Les Centres Communaux d'Action Sociale (CCAS) constituent un autre pilier du dispositif d'aide. Présents dans la plupart des communes françaises, ils proposent un accompagnement personnalisé et peuvent orienter vers les aides financières comme le Fonds de Solidarité pour le Logement (FSL). Ce fonds a aidé plus de 300 000 ménages en 2019 pour un montant total de 350 millions d'euros, couvrant des aides au maintien dans le logement ou au paiement des factures énergétiques.

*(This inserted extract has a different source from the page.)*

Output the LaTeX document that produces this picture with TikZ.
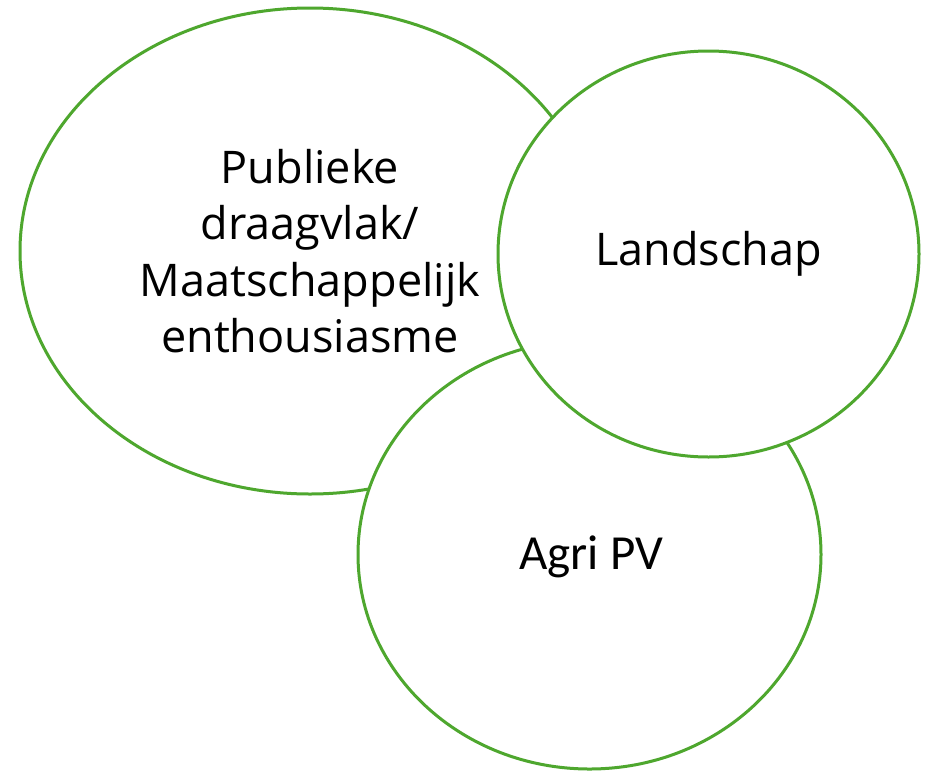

Des associations nationales comme la Fondation Abbé Pierre ou la Confédération Nationale du Logement (CNL) jouent également un rôle primordial. Elles offrent une assistance juridique, défendent les droits des locataires et peuvent intervenir lors des procédures d'expulsion. Les travailleurs sociaux spécialisés dans l'Accompagnement Social Lié au Logement (ASLL) évaluent les situations individuelles, négocient avec les bailleurs et construisent des plans d'action adaptés aux besoins spécifiques des locataires vulnérables.

Pour les cas d'habitat indigne, les locataires peuvent saisir les services d'hygiène municipaux ou l'Agence Régionale de Santé. Face aux discriminations dans l'accès au logement, qui touchent 14% des demandeurs selon les études, le Défenseur des Droits reste un recours efficace, ayant traité plus de 2000 réclamations relatives au logement en 2020.